Sur le bord du terrain, les adolescentes apprécient particulièrement la présence de Nadège. « Avoir une femme comme entraîneuse, c’est important. Elle comprend mieux certains de nos problèmes, on peut lui parler plus facilement, quand on a nos règles par exemple », souffle Juliette, 18 ans. « Ou pour les straps, ajoute Maya. C’est plus facile si c’est elle qui nous les fait ! » Et surtout, elle les comprend dans leur pratique : « Coachs hommes ou femmes ne connaissent pas le même rugby. C’est important d’avoir les deux », ajoute Alison. Très attentive à elles, Nadège leur tend toujours une oreille. « On échange beaucoup avec les filles de l’équipe, explique l’éducatrice. J’en ai connu certaines à 15 ans, elles en ont 18 aujourd’hui et arrivent en voiture ! Entre temps, on a parlé scolarité, rugby, ce que ça leur apporte, etc. Certaines arrivent toutes timides et s’affirment, arrivent à faire partie de l’équipe. » Maya confirme : « Nadège, c’est un peu comme une grande sœur ».

Son collègue Jean-Christophe entraîne aussi bien des filles que des garçons, mais constate l’évolution du rugby féminin. « Avant, on n’arrivait pas à remplir les stades, ils nous donnaient les places pour aller voir jouer les filles.

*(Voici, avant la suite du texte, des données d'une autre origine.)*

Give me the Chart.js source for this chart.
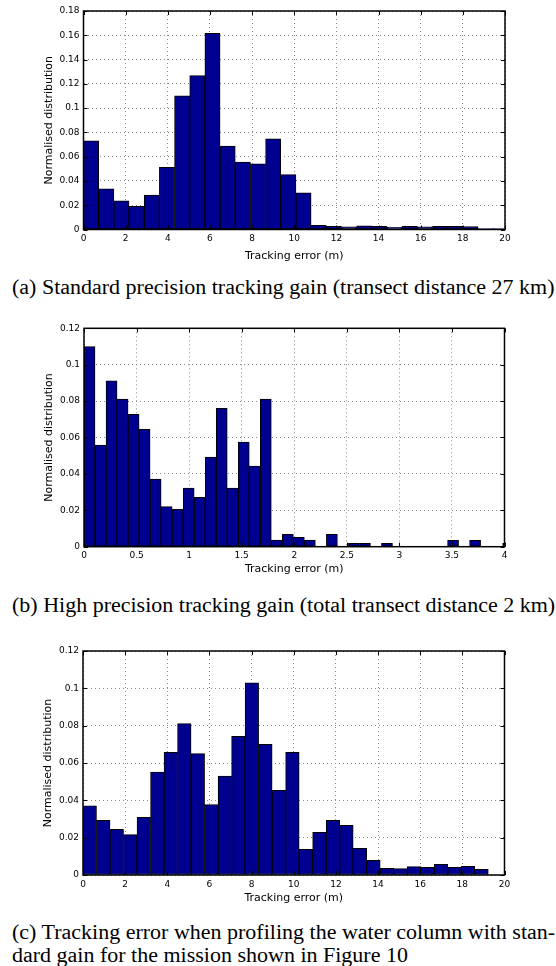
<!DOCTYPE html>
<html>
<head>
<meta charset="utf-8">
<script src="https://cdn.jsdelivr.net/npm/chart.js@4.4.1/dist/chart.umd.min.js"></script>
<style>
  html, body { margin: 0; padding: 0; background: #fff; }
  body { position: relative; width: 556px; height: 966px; overflow: hidden; }
  canvas { position: absolute; left: 0; }
  /* the captions in the figure are set slightly wide, hence the scaleX */
  .cap { position: absolute; left: 12px; width: 492px; font-family: "Liberation Serif", "Times New Roman", serif; font-size: 20px; line-height: 22px; color: #000; white-space: nowrap; transform: scaleX(1.1); transform-origin: 0 0; }
  .just { text-align: justify; text-align-last: justify; }
</style>
</head>
<body>
<canvas id="chartA" width="556" height="270" style="top:0px"></canvas>
<div class="cap" style="top:276px">(a) Standard precision tracking gain (transect distance 27 km)</div>
<canvas id="chartB" width="556" height="270" style="top:310px"></canvas>
<div class="cap" style="top:594px">(b) High precision tracking gain (total transect distance 2 km)</div>
<canvas id="chartC" width="556" height="285" style="top:630px"></canvas>
<div class="cap just" style="top:921px">(c) Tracking error when profiling the water column with stan-</div>
<div class="cap" style="top:944px">dard gain for the mission shown in Figure 10</div>
<script>
// (a) standard precision tracking gain, 0.72 m bins
const binA = 0.72;
const distA = [0.0731, 0.0336, 0.0237, 0.0191, 0.0284, 0.0512, 0.1102, 0.1267, 0.1616, 0.0688,
               0.0556, 0.0542, 0.0746, 0.0452, 0.0303, 0.0035, 0.0026, 0.0021, 0.0031, 0.0026,
               0.0018, 0.0026, 0.0021, 0.0026, 0.0026, 0.0024, 0.0008, 0.0008];
const xTicksA = [0, 2, 4, 6, 8, 10, 12, 14, 16, 18, 20];
const yTicksA = [0, 0.02, 0.04, 0.06, 0.08, 0.1, 0.12, 0.14, 0.16, 0.18];

// (b) high precision tracking gain, ~0.105 m bins
const binB = 0.1048;
const distB = [0.1099, 0.0559, 0.0912, 0.0811, 0.0727, 0.0645, 0.0372, 0.0220, 0.0205, 0.0322,
               0.0271, 0.0493, 0.0760, 0.0322, 0.0575, 0.0443, 0.0811, 0.0037, 0.0068, 0.0051,
               0.0037, 0, 0.0068, 0, 0.0018, 0.0018, 0, 0.0018, 0, 0,
               0, 0, 0, 0.0035, 0, 0.0035, 0, 0, 0.0018];
const xTicksB = [0, 0.5, 1, 1.5, 2, 2.5, 3, 3.5, 4];
const yTicksB = [0, 0.02, 0.04, 0.06, 0.08, 0.1, 0.12];

// (c) profiling the water column, ~0.64 m bins
const binC = 0.641;
const distC = [0.0370, 0.0293, 0.0245, 0.0216, 0.0309, 0.0552, 0.0657, 0.0811, 0.0650, 0.0377,
               0.0530, 0.0743, 0.1029, 0.0700, 0.0454, 0.0657, 0.0137, 0.0229, 0.0293, 0.0266,
               0.0143, 0.0079, 0.0036, 0.0034, 0.0045, 0.0041, 0.0057, 0.0041, 0.0046, 0.0030];
const xTicksC = [0, 2, 4, 6, 8, 10, 12, 14, 16, 18, 20];
const yTicksC = [0, 0.02, 0.04, 0.06, 0.08, 0.1, 0.12];

const tickFont = { family: 'DejaVu Sans', size: 9 };
const titleFont = { family: 'DejaVu Sans', size: 11 };
const fmt = v => String(+Number(v).toFixed(3));

// matlab style box with inward ticks
const boxFrame = {
  id: 'boxFrame',
  afterDraw(chart) {
    const { ctx, chartArea: a, scales: { x, y } } = chart;
    ctx.save();
    ctx.strokeStyle = '#000';
    ctx.lineWidth = 1;
    ctx.beginPath();
    for (const t of x.ticks) {
      const px = Math.round(x.getPixelForValue(t.value)) + 0.5;
      ctx.moveTo(px, a.bottom); ctx.lineTo(px, a.bottom - 4);
      ctx.moveTo(px, a.top); ctx.lineTo(px, a.top + 4);
    }
    for (const t of y.ticks) {
      const py = Math.round(y.getPixelForValue(t.value)) + 0.5;
      ctx.moveTo(a.left, py); ctx.lineTo(a.left + 4, py);
      ctx.moveTo(a.right, py); ctx.lineTo(a.right - 4, py);
    }
    ctx.stroke();
    ctx.lineWidth = 1.5;
    ctx.strokeRect(a.left, a.top, a.right - a.left, a.bottom - a.top);
    ctx.restore();
  }
};

function histogram(id, bin, values, xTicks, yTicks, box) {
  const canvas = document.getElementById(id);
  const H = canvas.height;
  return new Chart(canvas, {
    type: 'bar',
    data: {
      datasets: [{
        data: values.map((v, i) => ({ x: (i + 0.5) * bin, y: v })),
        backgroundColor: '#000090',
        borderColor: '#000',
        borderWidth: 1,
        borderSkipped: false,
        barPercentage: 1,
        categoryPercentage: 1,
        clip: 0,
      }],
    },
    options: {
      responsive: false,
      animation: false,
      events: [],
      layout: { padding: { left: 0, top: box.top, right: 556 - box.right, bottom: 0 } },
      plugins: { legend: { display: false }, tooltip: { enabled: false } },
      scales: {
        x: {
          type: 'linear',
          offset: false,
          min: xTicks[0],
          max: xTicks[xTicks.length - 1],
          afterBuildTicks: s => { s.ticks = xTicks.map(v => ({ value: v })); },
          afterFit: s => { s.height = H - box.bottom; },
          ticks: { callback: fmt, font: tickFont, color: '#000', padding: 4, maxRotation: 0, autoSkip: false },
          grid: { color: '#8c8c8c', drawTicks: false, offset: false },
          border: { display: false, dash: [1, 3] },
          title: {
            display: true, text: 'Tracking error (m)', font: titleFont, color: '#000',
            padding: { top: 0, bottom: H - box.xTitle - 6.6 },
          },
        },
        y: {
          min: yTicks[0],
          max: yTicks[yTicks.length - 1],
          afterBuildTicks: s => { s.ticks = yTicks.map(v => ({ value: v })); },
          afterFit: s => { s.width = box.left; },
          ticks: { callback: fmt, font: tickFont, color: '#000', padding: 4, autoSkip: false },
          grid: { color: '#8c8c8c', drawTicks: false },
          border: { display: false, dash: [1, 3] },
          title: {
            display: true, text: 'Normalised distribution', font: titleFont, color: '#000',
            padding: { top: box.yTitle - 6.6, bottom: 0 },
          },
        },
      },
    },
    plugins: [boxFrame],
  });
}

histogram('chartA', binA, distA, xTicksA, yTicksA,
  { left: 83.5, right: 505, top: 11, bottom: 229.5, xTitle: 256, yTitle: 49 });
histogram('chartB', binB, distB, xTicksB, yTicksB,
  { left: 84, right: 504.5, top: 18.3, bottom: 236.7, xTitle: 259, yTitle: 49 });
histogram('chartC', binC, distC, xTicksC, yTicksC,
  { left: 83, right: 504.5, top: 21, bottom: 245, xTitle: 268, yTitle: 48 });
</script>
</body>
</html>
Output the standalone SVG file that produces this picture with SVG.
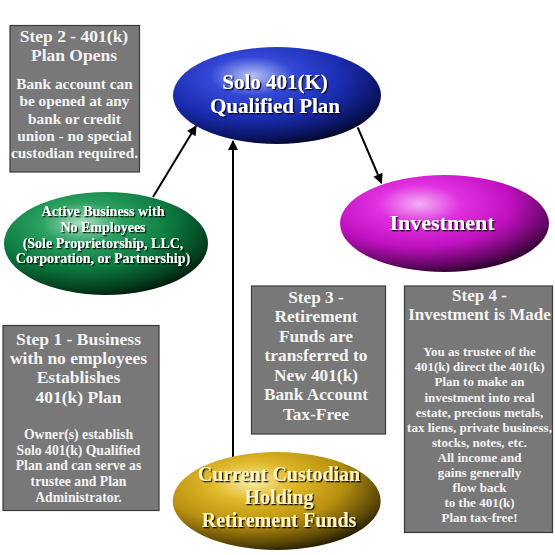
<svg xmlns="http://www.w3.org/2000/svg" width="555" height="555" viewBox="0 0 555 555">
<defs>
<style>
.box{fill:#787878;stroke:#3a3a3a;stroke-width:1.2}
.t{font-family:"Liberation Serif","Times New Roman",serif;font-weight:bold;fill:#f4f4f4;text-anchor:middle}
.et{font-family:"Liberation Serif","Times New Roman",serif;font-weight:bold;fill:#ffffff;text-anchor:middle;filter:url(#sh)}
.gt{font-family:"Liberation Serif","Times New Roman",serif;font-weight:bold;fill:#fff3c0;text-anchor:middle;filter:url(#sh)}
.c{stroke:#000;stroke-width:2;fill:none;marker-end:url(#ah)}
</style>
<marker id="ah" viewBox="0 0 10 10" refX="9" refY="5" markerWidth="5.5" markerHeight="5" orient="auto" markerUnits="strokeWidth">
<path d="M0,0 L10,5 L0,10 Z" fill="#000"/>
</marker>
<filter id="sh" x="-10%" y="-20%" width="130%" height="160%">
<feDropShadow dx="1.3" dy="1.3" stdDeviation="0.6" flood-color="#000" flood-opacity="0.9"/>
</filter>
<radialGradient id="gBlue" cx="0.38" cy="0.3" r="0.8" fx="0.38" fy="0.3">
<stop offset="0" stop-color="#b8c2f4"/>
<stop offset="0.25" stop-color="#3448d8"/>
<stop offset="0.55" stop-color="#1a2cb0"/>
<stop offset="0.8" stop-color="#0a1460"/>
<stop offset="1" stop-color="#000"/>
</radialGradient>
<radialGradient id="gGreen" cx="0.38" cy="0.3" r="0.8" fx="0.38" fy="0.3">
<stop offset="0" stop-color="#a8e0c0"/>
<stop offset="0.25" stop-color="#2aa060"/>
<stop offset="0.55" stop-color="#0c7a40"/>
<stop offset="0.8" stop-color="#04401e"/>
<stop offset="1" stop-color="#000"/>
</radialGradient>
<radialGradient id="gMag" cx="0.38" cy="0.3" r="0.8" fx="0.38" fy="0.3">
<stop offset="0" stop-color="#f4b0f4"/>
<stop offset="0.25" stop-color="#e030e0"/>
<stop offset="0.55" stop-color="#c010c0"/>
<stop offset="0.8" stop-color="#600660"/>
<stop offset="1" stop-color="#000"/>
</radialGradient>
<radialGradient id="gGold" cx="0.38" cy="0.3" r="0.8" fx="0.38" fy="0.3">
<stop offset="0" stop-color="#f8eca8"/>
<stop offset="0.25" stop-color="#e0b828"/>
<stop offset="0.55" stop-color="#b89010"/>
<stop offset="0.8" stop-color="#5a4606"/>
<stop offset="1" stop-color="#000"/>
</radialGradient>
</defs>
<rect width="555" height="555" fill="#fff"/>

<g id="connectors">
<line class="c" x1="153" y1="197" x2="196" y2="126"/>
<line class="c" x1="233" y1="457" x2="233" y2="141"/>
<line class="c" x1="357.7" y1="127.4" x2="381.5" y2="183"/>
</g>

<g id="step2">
<rect class="box" x="10" y="25.5" width="129.5" height="146.5"/>
<text class="t" font-size="17.5" x="74" y="42">Step 2 - 401(k)</text>
<text class="t" font-size="17.5" x="74" y="61">Plan Opens</text>
<text class="t" font-size="15.3" x="74.5" y="89">Bank account can</text>
<text class="t" font-size="15.3" x="74.5" y="106">be opened at any</text>
<text class="t" font-size="15.3" x="74.5" y="123.5">bank or credit</text>
<text class="t" font-size="15.3" x="74.5" y="141">union - no special</text>
<text class="t" font-size="15.3" x="74.5" y="158">custodian required.</text>
</g>

<g id="solo">
<ellipse cx="277" cy="95.5" rx="104" ry="48.5" fill="url(#gBlue)"/>
<text class="et" font-size="21" x="275" y="89">Solo 401(K)</text>
<text class="et" font-size="21" x="275" y="113">Qualified Plan</text>
</g>

<g id="business">
<ellipse cx="106" cy="243.5" rx="102" ry="51.5" fill="url(#gGreen)"/>
<text class="et" font-size="14" x="103" y="216">Active Business with</text>
<text class="et" font-size="14" x="103" y="232">No Employees</text>
<text class="et" font-size="14" x="103" y="248">(Sole Proprietorship, LLC,</text>
<text class="et" font-size="14" x="103" y="263">Corporation, or Partnership)</text>
</g>

<g id="investment">
<ellipse cx="444.5" cy="223.5" rx="104.5" ry="48.5" fill="url(#gMag)"/>
<text class="et" font-size="22" x="442" y="230">Investment</text>
</g>

<g id="step1">
<rect class="box" x="3" y="325.5" width="156" height="185"/>
<text class="t" font-size="17.5" x="78.5" y="344.5">Step 1 - Business</text>
<text class="t" font-size="17.5" x="78.5" y="364">with no employees</text>
<text class="t" font-size="17.5" x="78.5" y="383">Establishes</text>
<text class="t" font-size="17.5" x="78.5" y="403">401(k) Plan</text>
<text class="t" font-size="13.7" x="78.5" y="438.5">Owner(s) establish</text>
<text class="t" font-size="13.7" x="78.5" y="454.5">Solo 401(k) Qualified</text>
<text class="t" font-size="13.7" x="78.5" y="470">Plan and can serve as</text>
<text class="t" font-size="13.7" x="78.5" y="486">trustee and Plan</text>
<text class="t" font-size="13.7" x="78.5" y="502">Administrator.</text>
</g>

<g id="step3">
<rect class="box" x="251.5" y="286" width="134" height="148"/>
<text class="t" font-size="17.3" x="316" y="302.5">Step 3 -</text>
<text class="t" font-size="17.3" x="316" y="322">Retirement</text>
<text class="t" font-size="17.3" x="316" y="341.5">Funds are</text>
<text class="t" font-size="17.3" x="316" y="361">transferred to</text>
<text class="t" font-size="17.3" x="316" y="381">New 401(k)</text>
<text class="t" font-size="17.3" x="316" y="400">Bank Account</text>
<text class="t" font-size="17.3" x="316" y="420">Tax-Free</text>
</g>

<g id="step4">
<rect class="box" x="404.5" y="286" width="148" height="246.5"/>
<text class="t" font-size="17" x="479.5" y="300.5">Step 4 -</text>
<text class="t" font-size="17" x="479.5" y="320">Investment is Made</text>
<text class="t" font-size="13" x="479.5" y="356">You as trustee of the</text>
<text class="t" font-size="13" x="479.5" y="371">401(k) direct the 401(k)</text>
<text class="t" font-size="13" x="479.5" y="386">Plan to make an</text>
<text class="t" font-size="13" x="479.5" y="401.5">investment into real</text>
<text class="t" font-size="13" x="479.5" y="416.5">estate, precious metals,</text>
<text class="t" font-size="13" x="479.5" y="431.5">tax liens, private business,</text>
<text class="t" font-size="13" x="479.5" y="446.5">stocks, notes, etc.</text>
<text class="t" font-size="13" x="479.5" y="461.5">All income and</text>
<text class="t" font-size="13" x="479.5" y="477">gains generally</text>
<text class="t" font-size="13" x="479.5" y="492">flow back</text>
<text class="t" font-size="13" x="479.5" y="507">to the 401(k)</text>
<text class="t" font-size="13" x="479.5" y="522">Plan tax-free!</text>
</g>

<g id="custodian">
<ellipse cx="276.7" cy="501" rx="104" ry="49" fill="url(#gGold)"/>
<text class="gt" font-size="20" x="279" y="480.5">Current Custodian</text>
<text class="gt" font-size="20" x="279" y="503.5">Holding</text>
<text class="gt" font-size="20" x="279" y="526.5">Retirement Funds</text>
</g>
</svg>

Maintenant, il faut payer les billets », se réjouit-il. Pour autant, le nombre de joueuses est encore très inférieur à celui des garçons. Ainsi, pour former une équipe féminine de cadettes en Savoie, il a fallu mobiliser plusieurs clubs. À la vingtaine de licenciées du club de Chambéry sont venues se greffer huit filles du BAAR d’Annecy ainsi que deux du SOUA, le club d’Albertville. La trentaine de joueuses, revêtues d’un short rouge et d’un maillot rouge avec une croix blanche, arborent fièrement les couleurs des Pays de Savoie, en Élite 2. Au pied du massif des Bauges, qui surplombe le stade, sous les banderoles « Fiers d’être savoyards », Nadège entend bien continuer à développer sa passion conjuguée au féminin.